Role of the engineer in international development : a case study in water supply service delivery models in Sierra Leone
View/ Open
Date
27/11/2014Author
Byars, Paul Francis Devine
Metadata
Abstract
The eradication of global poverty is central to the concept of sustainable development. In
developing nations the lack of essential infrastructure and technologies, which are necessary
to provide people with their basic human rights, offer a central role for the engineer. These
needs are increasing as new global threats, such as the pressures caused by population
growth, the harmful effects of climate change or the increasing frequency and intensity of
disasters, have only heightened the difficulties which threaten the world’s poorest nations.
Decades of development practice has allowed the profession of engineering to engage with
many of these global issues. Over this period the engineering approaches, particularly in
Sub-Saharan Africa, have gradually moved from high impact and short-term disasters relief
interventions to long-term endogenous solutions. This change in overall aims has raised
awareness of the sustainability of current engineering interventions. Many of the results are
not entirely positive. For example, in water supply engineering, certain national estimates of
sustainability of hand-pump wells for countries in Sub-Saharan Africa can range from 30-
80%. The role that the engineer could provide in addressing the concerns of poorer nations
has not yet been fully realised.
This thesis evaluates the current engineering models of service delivery that are used by
Non-Governmental Organisations (NGOs) in developing nations. These models of
technology transfer are supposed to provide communities in developing nations with a
sustainable access to technologies that can provide for their basic rights. It is from within
these models that engineers, who in many cases are foreign to the socio-cultural systems of
the host nation, perform their engineering function and activities. The field research focuses
on a case study of water supply engineering projects that have been carried out within the
rural District of Tonkolili in Sierra Leone.
To address the complex socio-cultural and socio-technical systems in Sierra Leone this field
research adopted a combination of qualitative and quantitative assessment methods. This
involved investigating both the technical and social sustainability issues found in Sierra
Leone. The research visits were both inductive and deductive. They covered 150 spatially
distributed villages in the rural district of Tonkolili. The methodologies used as part of this
study involved; interviews, focus group discussions, community mapping, transect walks and
technical observations, to provide a broad understanding of the sustainability issues affecting
engineering projects. A total of 309 hand-pump wells, pulley systems and borehole water points were evaluated as
part of the research. The study investigated the technical, socio-technical and socio-cultural
consequences of these technology transfers - as well as the current condition of the social
support mechanisms that are designed to sustain the water schemes. The results of the
technical observations demonstrated that there are a diverse range of failures, from extreme
to moderate, that have occurred at many of the water points. During the field visits
observations of water supply solutions found to have urgent technical problems were
frequent occurrences. The majority of the water points (96%) were found to have at least one
technical failing that required immediate maintenance or further engineering assistance.

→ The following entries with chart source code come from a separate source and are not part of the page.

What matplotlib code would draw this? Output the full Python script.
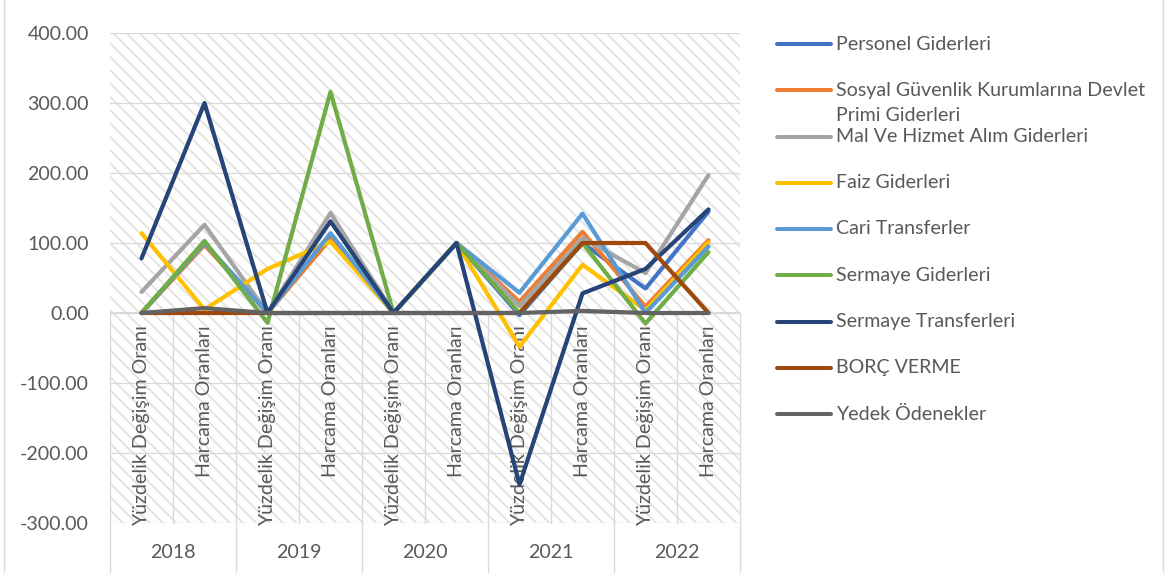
import matplotlib
matplotlib.use("Agg")
import matplotlib.pyplot as plt
from matplotlib.lines import Line2D
import numpy as np

# ---- data -------------------------------------------------------------
years = ["2018", "2019", "2020", "2021", "2022"]
measures = ["Yüzdelik Değişim Oranı", "Harcama Oranları"]
y_ticks = [-300, -200, -100, 0, 100, 200, 300, 400]

series_names = [
    "Personel Giderleri",
    "Sosyal Güvenlik Kurumlarına Devlet\nPrimi Giderleri",
    "Mal Ve Hizmet Alım Giderleri",
    "Faiz Giderleri",
    "Cari Transferler",
    "Sermaye Giderleri",
    "Sermaye Transferleri",
    "BORÇ VERME",
    "Yedek Ödenekler",
]

personel = [0, 100, 0, 110, 0, 100, -3, 100, 35, 145]
sosyal_guvenlik = [0, 97, 0, 106, 0, 100, 16, 116, 9, 104]
mal_hizmet = [30, 126, 0, 143, 0, 100, 10, 107, 57, 197]
faiz = [114, 5, 63, 102, 0, 100, -48, 69, 4, 101]
cari_transfer = [0, 100, 0, 114, 0, 100, 29, 142, 0, 95]
sermaye_gider = [0, 103, -14, 316, 0, 100, 0, 100, -15, 87]
sermaye_transfer = [78, 300, 0, 131, 0, 100, -245, 28, 63, 148]
borc_verme = [0, 0, 0, 0, 0, 0, 0, 100, 100, 0]
yedek_odenek = [0, 7, 0, 0, 0, 0, 0, 3, 0, 0]

series_values = [personel, sosyal_guvenlik, mal_hizmet, faiz, cari_transfer,
                 sermaye_gider, sermaye_transfer, borc_verme, yedek_odenek]
series_colors = ["#4472C4", "#ED7D31", "#A5A5A5", "#FFC000", "#5B9BD5",
                 "#70AD47", "#264478", "#9E480E", "#636363"]

# ---- figure setup -------------------------------------------------------
W, H, DPI = 1166, 573, 200


def pt(pixels):
    """Convert a length in output pixels to points."""
    return pixels * 72.0 / DPI


plt.rcParams["font.family"] = ["Lato", "DejaVu Sans"]
plt.rcParams["hatch.linewidth"] = pt(1.8)

TEXT = "#595959"
GRID = "#d9d9d9"
FS = pt(19.6)

fig = plt.figure(figsize=(W / DPI, H / DPI), dpi=DPI)
fig.patch.set_facecolor("white")

ax_left, ax_top, ax_w, ax_h = 110, 33, 630, 490
ax = fig.add_axes([ax_left / W, (H - ax_top - ax_h) / H, ax_w / W, ax_h / H])

# hatched plot-area background
ax.patch.set_facecolor("white")
ax.patch.set_hatch("\\\\\\\\\\")
ax.patch.set_edgecolor("#e2e2e2")
ax.patch.set_linewidth(0)

n_cat = len(years) * len(measures)
x = np.arange(n_cat) + 0.5

ax.set_xlim(0, n_cat)
ax.set_ylim(y_ticks[0], y_ticks[-1])
ax.set_yticks(y_ticks)
ax.set_yticklabels([f"{v:.2f}" for v in y_ticks])
ax.set_xticks([])
ax.tick_params(axis="y", length=0, pad=pt(21), labelsize=FS, labelcolor=TEXT)
for s in ax.spines.values():
    s.set_visible(False)
ax.set_axisbelow(True)
ax.yaxis.grid(True, color=GRID, lw=pt(1.3))
ax.axhline(0, color=GRID, lw=pt(1.8), zorder=1)

# category separators: short ones inside a year, long ones between years
bottom_val = y_ticks[0] - (H - ax_top - ax_h) / ax_h * (y_ticks[-1] - y_ticks[0])
for k in range(n_cat + 1):
    y_end = bottom_val if k % len(measures) == 0 else y_ticks[0]
    ax.plot([k, k], [0, y_end], color=GRID, lw=pt(1.3), clip_on=False, zorder=1)

# rotated measure labels hanging below the zero line
for i in range(n_cat):
    ax.annotate(measures[i % len(measures)], xy=(x[i], 0), xytext=(0, -pt(12)),
                textcoords="offset points", rotation=90, ha="center", va="top",
                fontsize=FS, color=TEXT, zorder=2)

# year labels under the plot area
xt = ax.get_xaxis_transform()
for j, yr in enumerate(years):
    ax.text(len(measures) * j + len(measures) / 2, -30 / ax_h, yr, transform=xt,
            ha="center", va="center", fontsize=FS, color=TEXT)

# ---- series -----------------------------------------------------------
for z, (vals, col) in enumerate(zip(series_values, series_colors)):
    ax.plot(x, vals, color=col, lw=pt(4.2), solid_joinstyle="round",
            solid_capstyle="round", zorder=3 + z)

# ---- legend -----------------------------------------------------------
leg_y0, leg_dy = 44, 46.25
for i, (name, col) in enumerate(zip(series_names, series_colors)):
    yc = leg_y0 + leg_dy * i
    n_lines = name.count("\n") + 1
    fig.add_artist(Line2D([777 / W, 831 / W], [1 - yc / H, 1 - yc / H],
                          transform=fig.transFigure, color=col, lw=pt(4),
                          solid_capstyle="round"))
    ty = yc + (n_lines - 1) * 13
    fig.text(836 / W, 1 - ty / H, name, ha="left", va="center",
             fontsize=FS, color=TEXT, linespacing=1.6)

# chart frame
for fx in (3.5, W - 3.5):
    fig.add_artist(Line2D([fx / W, fx / W], [0, 1], transform=fig.transFigure,
                          color=GRID, lw=pt(1.3)))

fig.savefig("out.png", dpi=DPI)
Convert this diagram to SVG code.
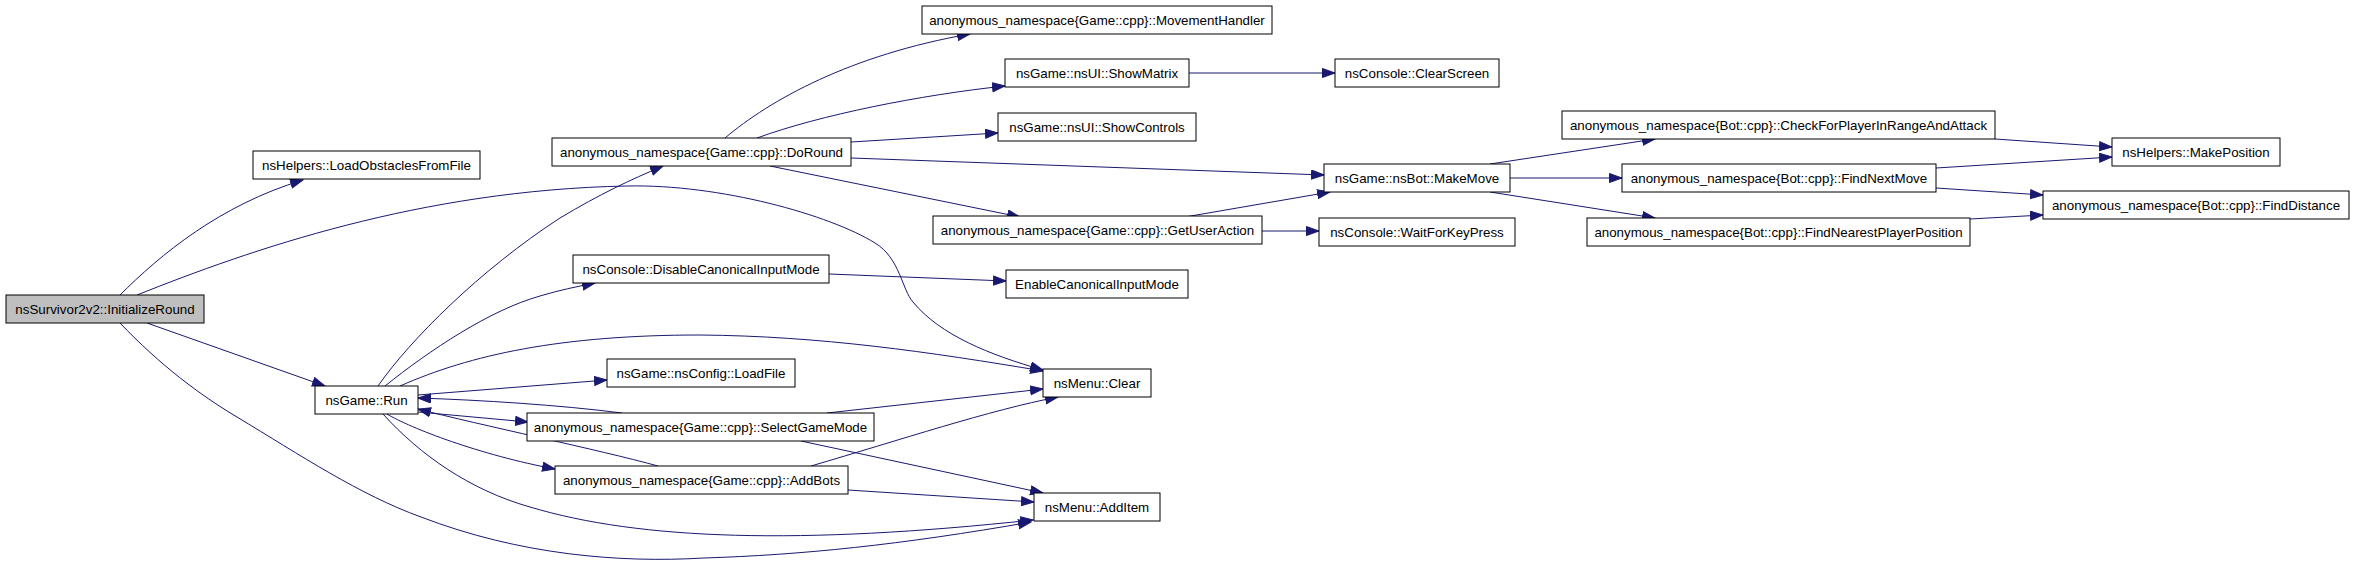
<svg xmlns="http://www.w3.org/2000/svg" width="2355" height="565" viewBox="0 0 2355 565">
<style>
.n rect{fill:#fff;stroke:#000;stroke-width:1}
.n.root rect{fill:#bfbfbf}
.n text{font-family:"Liberation Sans",Arial,Helvetica,sans-serif;font-size:13.33px;fill:#000;text-anchor:middle}
.e path{fill:none;stroke:#191970;stroke-width:1;marker-end:url(#ah)}
</style>
<defs>
<marker id="ah" markerUnits="userSpaceOnUse" markerWidth="14" markerHeight="11" refX="13" refY="5" orient="auto">
<path d="M0.5,0.5 L13,5 L0.5,9.5 z" fill="#191970" stroke="#191970" stroke-width="1"/>
</marker>
</defs>
<rect width="2355" height="565" fill="#fff"/>
<g id="edges" class="e">
<path d="M120,295 C160,255 220,205 303,180"/>
<path d="M137,295 C250,250 420,190 627,186 C720,184 830,215 875,243 C900,258 902,290 913,302 C940,335 990,355 1043,370"/>
<path d="M147,323 L325,386"/>
<path d="M120,323 C160,365 200,395 237,417 C300,455 360,495 421,517 C520,555 620,563 704,558 C800,555 900,545 1031,522"/>
<path d="M378,386 C410,340 480,270 560,218 C600,194 630,180 663,166"/>
<path d="M385,386 C430,350 490,310 540,296 C560,290 575,287 595,283"/>
<path d="M400,386 C470,355 560,335 700,335 C820,336 930,352 1043,371"/>
<path d="M418,395 L607,380"/>
<path d="M622,413 C560,405 480,400 418,398"/>
<path d="M418,412 L528,422"/>
<path d="M658,466 C600,450 480,425 418,409"/>
<path d="M387,414 C410,428 480,455 555,469"/>
<path d="M383,414 C420,455 470,490 530,507 C640,540 800,545 1033,520"/>
<path d="M827,413 L1043,389"/>
<path d="M801,441 L1043,493"/>
<path d="M811,466 C900,440 990,410 1058,397"/>
<path d="M848,490 L1034,502"/>
<path d="M725,138 C770,100 850,55 970,34"/>
<path d="M757,138 C820,115 920,95 1005,86"/>
<path d="M851,142 L998,133"/>
<path d="M851,158 L1324,175"/>
<path d="M770,166 L1020,217"/>
<path d="M1189,73 L1335,73"/>
<path d="M1185,217 L1330,192"/>
<path d="M1262,231 L1319,231"/>
<path d="M829,274 L1006,281"/>
<path d="M1490,164 L1655,139"/>
<path d="M1510,178 L1622,178"/>
<path d="M1490,192 L1655,218"/>
<path d="M1995,139 L2112,147"/>
<path d="M1936,168 L2112,157"/>
<path d="M1936,188 L2043,195"/>
<path d="M1970,219 L2043,215"/>
</g>
<g id="InitializeRound" class="n root"><rect x="6" y="295" width="198" height="28"/><text x="105" y="313.5">nsSurvivor2v2::InitializeRound</text></g>
<g id="LoadObstaclesFromFile" class="n"><rect x="253" y="151" width="227" height="28"/><text x="366.5" y="169.5">nsHelpers::LoadObstaclesFromFile</text></g>
<g id="Run" class="n"><rect x="315" y="386" width="103" height="28"/><text x="366.5" y="404.5">nsGame::Run</text></g>
<g id="DoRound" class="n"><rect x="552" y="138" width="299" height="28"/><text x="701.5" y="156.5">anonymous_namespace{Game::cpp}::DoRound</text></g>
<g id="MovementHandler" class="n"><rect x="922" y="6" width="350" height="28"/><text x="1097" y="24.5">anonymous_namespace{Game::cpp}::MovementHandler</text></g>
<g id="ShowMatrix" class="n"><rect x="1005" y="59" width="184" height="28"/><text x="1097" y="77.5">nsGame::nsUI::ShowMatrix</text></g>
<g id="ShowControls" class="n"><rect x="998" y="113" width="198" height="28"/><text x="1097" y="131.5">nsGame::nsUI::ShowControls</text></g>
<g id="ClearScreen" class="n"><rect x="1335" y="59" width="164" height="28"/><text x="1417" y="77.5">nsConsole::ClearScreen</text></g>
<g id="GetUserAction" class="n"><rect x="933" y="216" width="329" height="28"/><text x="1097.5" y="234.5">anonymous_namespace{Game::cpp}::GetUserAction</text></g>
<g id="DisableCanonicalInputMode" class="n"><rect x="573" y="255" width="256" height="28"/><text x="701" y="273.5">nsConsole::DisableCanonicalInputMode</text></g>
<g id="EnableCanonicalInputMode" class="n"><rect x="1006" y="270" width="182" height="28"/><text x="1097" y="288.5">EnableCanonicalInputMode</text></g>
<g id="LoadFile" class="n"><rect x="607" y="359" width="188" height="28"/><text x="701" y="377.5">nsGame::nsConfig::LoadFile</text></g>
<g id="Clear" class="n"><rect x="1043" y="369" width="108" height="28"/><text x="1097" y="387.5">nsMenu::Clear</text></g>
<g id="SelectGameMode" class="n"><rect x="527" y="413" width="347" height="28"/><text x="700.5" y="431.5">anonymous_namespace{Game::cpp}::SelectGameMode</text></g>
<g id="AddBots" class="n"><rect x="555" y="466" width="293" height="28"/><text x="701.5" y="484.5">anonymous_namespace{Game::cpp}::AddBots</text></g>
<g id="AddItem" class="n"><rect x="1034" y="493" width="126" height="28"/><text x="1097" y="511.5">nsMenu::AddItem</text></g>
<g id="MakeMove" class="n"><rect x="1324" y="164" width="186" height="28"/><text x="1417" y="182.5">nsGame::nsBot::MakeMove</text></g>
<g id="WaitForKeyPress" class="n"><rect x="1319" y="218" width="196" height="28"/><text x="1417" y="236.5">nsConsole::WaitForKeyPress</text></g>
<g id="CheckForPlayerInRangeAndAttack" class="n"><rect x="1562" y="111" width="433" height="28"/><text x="1778.5" y="129.5">anonymous_namespace{Bot::cpp}::CheckForPlayerInRangeAndAttack</text></g>
<g id="FindNextMove" class="n"><rect x="1622" y="164" width="314" height="28"/><text x="1779" y="182.5">anonymous_namespace{Bot::cpp}::FindNextMove</text></g>
<g id="FindNearestPlayerPosition" class="n"><rect x="1587" y="218" width="383" height="28"/><text x="1778.5" y="236.5">anonymous_namespace{Bot::cpp}::FindNearestPlayerPosition</text></g>
<g id="MakePosition" class="n"><rect x="2112" y="138" width="168" height="28"/><text x="2196" y="156.5">nsHelpers::MakePosition</text></g>
<g id="FindDistance" class="n"><rect x="2043" y="191" width="306" height="28"/><text x="2196" y="209.5">anonymous_namespace{Bot::cpp}::FindDistance</text></g>
</svg>
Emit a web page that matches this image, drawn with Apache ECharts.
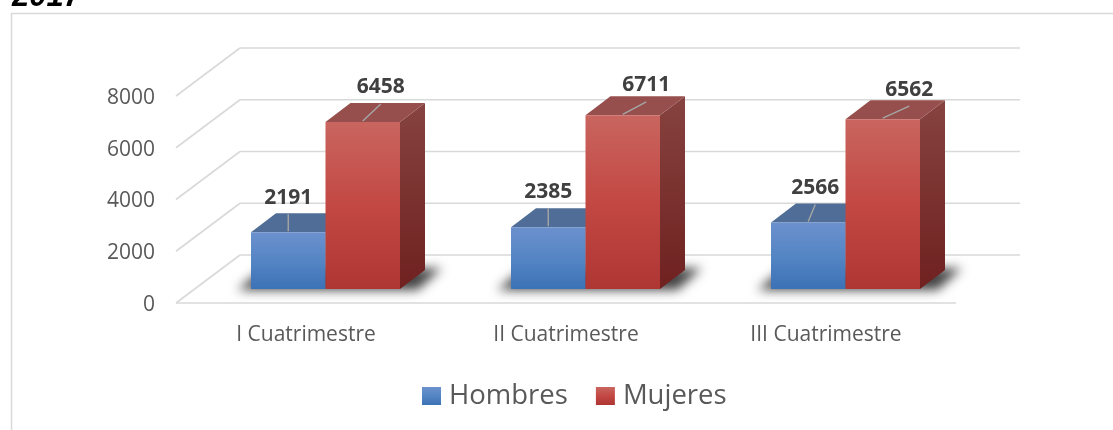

The social research also indicated that, of the 4,700 individual categories monitored, a
significant proportion (49%) were technical problems that were within the capacities of
village members to address locally. These technical problems found to be ignored by the host
communities. The NGO trained support mechanisms, which were designed to provide
sustainability to the systems, for innumerable reasons, were unable to operate effectively.
The breakdown in function of these supporting systems highlighted the serious weakness of
current service delivery models in their ability to achieve sustainable engineering solutions.
Investigating the relationship between the households and the water points suggests that the
communities are not acting rationally towards their water sources. The majority of
households were found to have unsafe water practices regardless of the provision of their
improved sources. For example, many households that had access to improved water sources
were found to still use their unimproved sources (30%). Many more (53%) complemented,
and mixed, their unimproved water with water from their improved wells. This attitude
towards safe water suggested that there were fundamentally flawed assumptions about how
communities would receive and interact with their technologies.
These household decisions, and the associated technical concerns, are directly attributable to
the actions of the engineers from the project implementing development agencies. The
results of these misinterpretations have undermined the long term sustainability of water
supplies in Sierra Leone. The research indicated that to address sustainability the engineering
profession is at a crossroads in determining its future in international development.
Engineers have the capacity to acknowledge that the complexities of development limit their
efficacy and therefore seek support from other professions. This would narrow the scope of
their interventions. They are also capable of actively seeking the opposite; to broaden the
scope as well as the responsibilities, expectations and skills of the engineers. It is this
decision that will define the role of the engineer in international development.